* **DATA BLOCK**
#####

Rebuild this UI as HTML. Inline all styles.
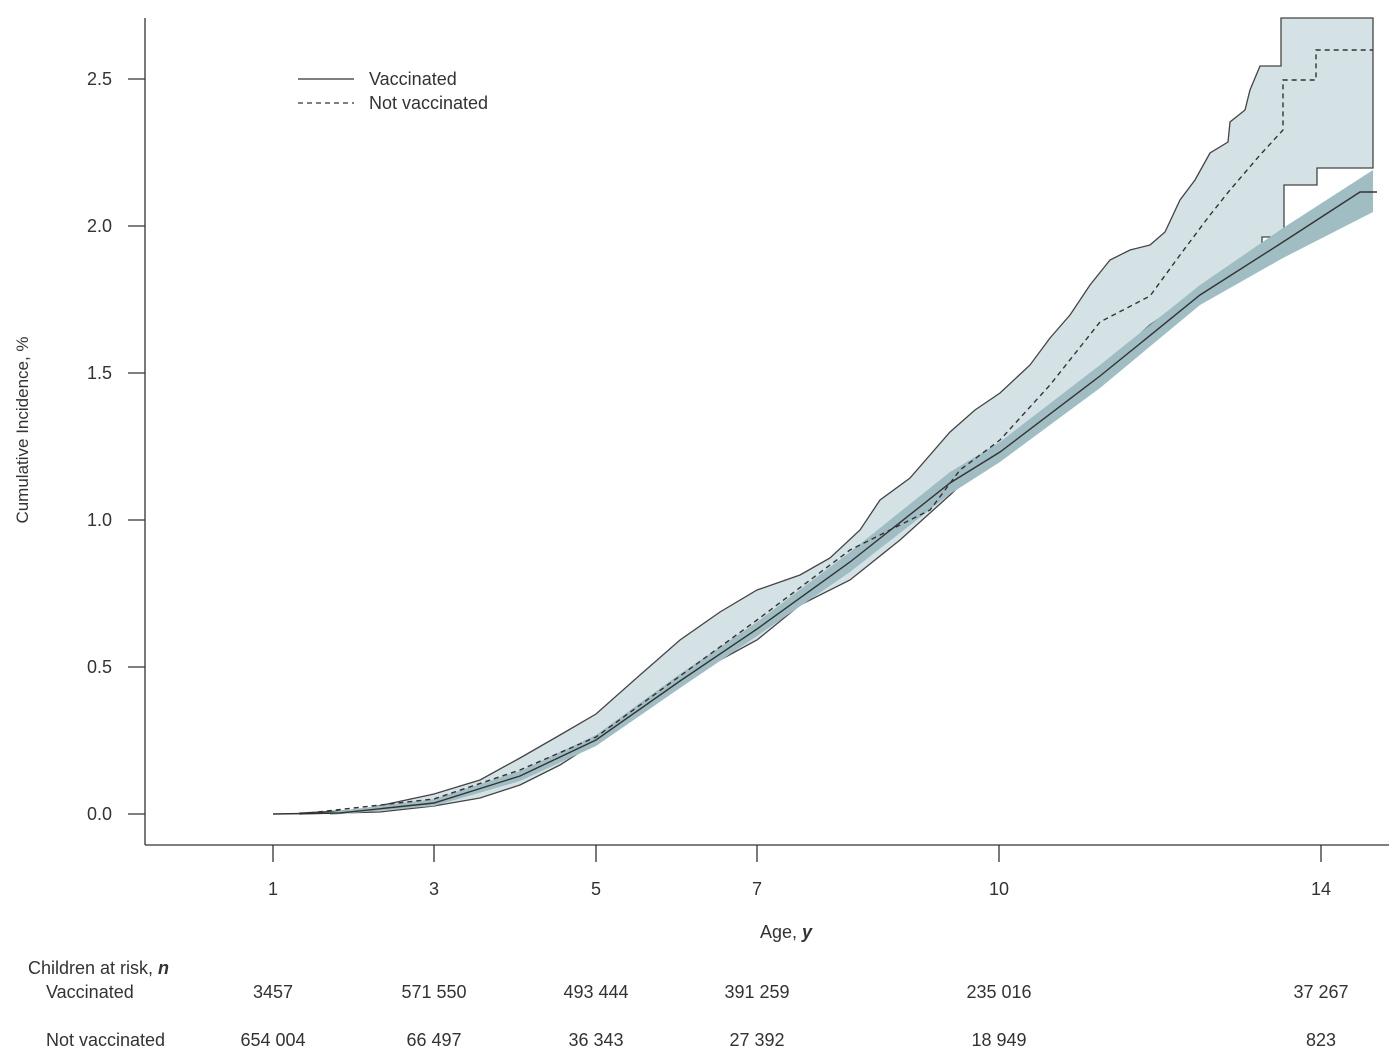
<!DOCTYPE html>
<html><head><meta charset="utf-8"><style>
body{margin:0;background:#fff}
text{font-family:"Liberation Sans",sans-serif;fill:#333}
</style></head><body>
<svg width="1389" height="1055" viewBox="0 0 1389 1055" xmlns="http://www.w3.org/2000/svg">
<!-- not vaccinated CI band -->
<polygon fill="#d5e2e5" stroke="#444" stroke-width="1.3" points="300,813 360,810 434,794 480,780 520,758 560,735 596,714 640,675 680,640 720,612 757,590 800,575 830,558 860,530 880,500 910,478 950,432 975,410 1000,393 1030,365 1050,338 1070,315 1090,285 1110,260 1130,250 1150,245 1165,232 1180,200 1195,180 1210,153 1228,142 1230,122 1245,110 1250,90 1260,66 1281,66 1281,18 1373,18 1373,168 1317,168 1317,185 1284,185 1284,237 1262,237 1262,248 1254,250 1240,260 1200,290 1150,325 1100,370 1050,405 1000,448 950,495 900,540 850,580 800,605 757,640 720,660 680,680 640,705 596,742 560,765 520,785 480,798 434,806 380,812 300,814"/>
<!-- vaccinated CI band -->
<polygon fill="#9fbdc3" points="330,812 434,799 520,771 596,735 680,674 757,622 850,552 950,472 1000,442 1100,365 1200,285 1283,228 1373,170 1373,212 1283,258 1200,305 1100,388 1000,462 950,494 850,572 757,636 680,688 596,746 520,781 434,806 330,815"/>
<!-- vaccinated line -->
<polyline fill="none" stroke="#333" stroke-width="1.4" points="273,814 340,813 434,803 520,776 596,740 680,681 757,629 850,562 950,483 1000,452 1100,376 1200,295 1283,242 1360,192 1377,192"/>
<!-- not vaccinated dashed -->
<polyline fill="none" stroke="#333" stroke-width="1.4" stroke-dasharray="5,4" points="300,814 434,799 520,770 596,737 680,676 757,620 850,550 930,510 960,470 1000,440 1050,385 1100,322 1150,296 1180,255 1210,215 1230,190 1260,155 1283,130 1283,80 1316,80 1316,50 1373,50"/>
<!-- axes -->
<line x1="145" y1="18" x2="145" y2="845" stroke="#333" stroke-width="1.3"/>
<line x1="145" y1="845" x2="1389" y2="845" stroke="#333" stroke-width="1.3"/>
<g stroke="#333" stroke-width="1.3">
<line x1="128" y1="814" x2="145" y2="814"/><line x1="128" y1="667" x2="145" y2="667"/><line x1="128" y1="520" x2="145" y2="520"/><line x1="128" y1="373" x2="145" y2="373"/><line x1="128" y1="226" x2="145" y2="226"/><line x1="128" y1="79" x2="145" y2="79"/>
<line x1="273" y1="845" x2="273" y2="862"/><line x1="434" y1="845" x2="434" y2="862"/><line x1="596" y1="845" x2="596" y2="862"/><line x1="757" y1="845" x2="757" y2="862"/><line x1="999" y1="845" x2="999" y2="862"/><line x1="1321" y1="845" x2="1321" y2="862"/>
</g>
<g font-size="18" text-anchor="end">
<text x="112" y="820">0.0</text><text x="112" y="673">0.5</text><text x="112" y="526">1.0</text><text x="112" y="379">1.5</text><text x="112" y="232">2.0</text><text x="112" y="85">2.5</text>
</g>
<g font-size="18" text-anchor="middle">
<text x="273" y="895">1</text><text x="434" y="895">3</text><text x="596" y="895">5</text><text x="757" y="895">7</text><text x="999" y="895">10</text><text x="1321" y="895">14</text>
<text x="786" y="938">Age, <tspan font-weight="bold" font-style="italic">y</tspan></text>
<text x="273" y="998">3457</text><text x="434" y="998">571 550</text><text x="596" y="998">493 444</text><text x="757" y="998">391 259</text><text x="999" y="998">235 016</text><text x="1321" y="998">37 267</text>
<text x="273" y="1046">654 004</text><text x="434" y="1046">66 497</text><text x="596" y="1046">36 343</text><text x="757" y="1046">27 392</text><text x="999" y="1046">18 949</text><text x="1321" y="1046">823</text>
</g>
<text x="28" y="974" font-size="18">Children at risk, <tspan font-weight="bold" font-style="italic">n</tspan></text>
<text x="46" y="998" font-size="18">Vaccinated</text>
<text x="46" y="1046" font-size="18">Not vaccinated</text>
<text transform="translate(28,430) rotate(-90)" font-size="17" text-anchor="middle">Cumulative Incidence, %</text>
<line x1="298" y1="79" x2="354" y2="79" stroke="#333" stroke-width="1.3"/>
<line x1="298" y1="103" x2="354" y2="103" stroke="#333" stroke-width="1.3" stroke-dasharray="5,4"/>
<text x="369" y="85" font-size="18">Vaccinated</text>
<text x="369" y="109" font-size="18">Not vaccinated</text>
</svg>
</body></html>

#####

* **SHORT EXERCISE**
Output an exact copy of the material, with the pictures removed.

* **TASK RESPONSE**
Rebuild this UI as HTML. Inline all styles.
<!DOCTYPE html>
<html><head><meta charset="utf-8"><style>
body{margin:0;background:#fff}
text{font-family:"Liberation Sans",sans-serif;fill:#333}
</style></head><body>
<svg width="1389" height="1055" viewBox="0 0 1389 1055" xmlns="http://www.w3.org/2000/svg">
<!-- not vaccinated CI band -->
<polygon fill="#d5e2e5" stroke="#444" stroke-width="1.3" points="300,813 360,810 434,794 480,780 520,758 560,735 596,714 640,675 680,640 720,612 757,590 800,575 830,558 860,530 880,500 910,478 950,432 975,410 1000,393 1030,365 1050,338 1070,315 1090,285 1110,260 1130,250 1150,245 1165,232 1180,200 1195,180 1210,153 1228,142 1230,122 1245,110 1250,90 1260,66 1281,66 1281,18 1373,18 1373,168 1317,168 1317,185 1284,185 1284,237 1262,237 1262,248 1254,250 1240,260 1200,290 1150,325 1100,370 1050,405 1000,448 950,495 900,540 850,580 800,605 757,640 720,660 680,680 640,705 596,742 560,765 520,785 480,798 434,806 380,812 300,814"/>
<!-- vaccinated CI band -->
<polygon fill="#9fbdc3" points="330,812 434,799 520,771 596,735 680,674 757,622 850,552 950,472 1000,442 1100,365 1200,285 1283,228 1373,170 1373,212 1283,258 1200,305 1100,388 1000,462 950,494 850,572 757,636 680,688 596,746 520,781 434,806 330,815"/>
<!-- vaccinated line -->
<polyline fill="none" stroke="#333" stroke-width="1.4" points="273,814 340,813 434,803 520,776 596,740 680,681 757,629 850,562 950,483 1000,452 1100,376 1200,295 1283,242 1360,192 1377,192"/>
<!-- not vaccinated dashed -->
<polyline fill="none" stroke="#333" stroke-width="1.4" stroke-dasharray="5,4" points="300,814 434,799 520,770 596,737 680,676 757,620 850,550 930,510 960,470 1000,440 1050,385 1100,322 1150,296 1180,255 1210,215 1230,190 1260,155 1283,130 1283,80 1316,80 1316,50 1373,50"/>
<!-- axes -->
<line x1="145" y1="18" x2="145" y2="845" stroke="#333" stroke-width="1.3"/>
<line x1="145" y1="845" x2="1389" y2="845" stroke="#333" stroke-width="1.3"/>
<g stroke="#333" stroke-width="1.3">
<line x1="128" y1="814" x2="145" y2="814"/><line x1="128" y1="667" x2="145" y2="667"/><line x1="128" y1="520" x2="145" y2="520"/><line x1="128" y1="373" x2="145" y2="373"/><line x1="128" y1="226" x2="145" y2="226"/><line x1="128" y1="79" x2="145" y2="79"/>
<line x1="273" y1="845" x2="273" y2="862"/><line x1="434" y1="845" x2="434" y2="862"/><line x1="596" y1="845" x2="596" y2="862"/><line x1="757" y1="845" x2="757" y2="862"/><line x1="999" y1="845" x2="999" y2="862"/><line x1="1321" y1="845" x2="1321" y2="862"/>
</g>
<g font-size="18" text-anchor="end">
<text x="112" y="820">0.0</text><text x="112" y="673">0.5</text><text x="112" y="526">1.0</text><text x="112" y="379">1.5</text><text x="112" y="232">2.0</text><text x="112" y="85">2.5</text>
</g>
<g font-size="18" text-anchor="middle">
<text x="273" y="895">1</text><text x="434" y="895">3</text><text x="596" y="895">5</text><text x="757" y="895">7</text><text x="999" y="895">10</text><text x="1321" y="895">14</text>
<text x="786" y="938">Age, <tspan font-weight="bold" font-style="italic">y</tspan></text>
<text x="273" y="998">3457</text><text x="434" y="998">571 550</text><text x="596" y="998">493 444</text><text x="757" y="998">391 259</text><text x="999" y="998">235 016</text><text x="1321" y="998">37 267</text>
<text x="273" y="1046">654 004</text><text x="434" y="1046">66 497</text><text x="596" y="1046">36 343</text><text x="757" y="1046">27 392</text><text x="999" y="1046">18 949</text><text x="1321" y="1046">823</text>
</g>
<text x="28" y="974" font-size="18">Children at risk, <tspan font-weight="bold" font-style="italic">n</tspan></text>
<text x="46" y="998" font-size="18">Vaccinated</text>
<text x="46" y="1046" font-size="18">Not vaccinated</text>
<text transform="translate(28,430) rotate(-90)" font-size="17" text-anchor="middle">Cumulative Incidence, %</text>
<line x1="298" y1="79" x2="354" y2="79" stroke="#333" stroke-width="1.3"/>
<line x1="298" y1="103" x2="354" y2="103" stroke="#333" stroke-width="1.3" stroke-dasharray="5,4"/>
<text x="369" y="85" font-size="18">Vaccinated</text>
<text x="369" y="109" font-size="18">Not vaccinated</text>
</svg>
</body></html>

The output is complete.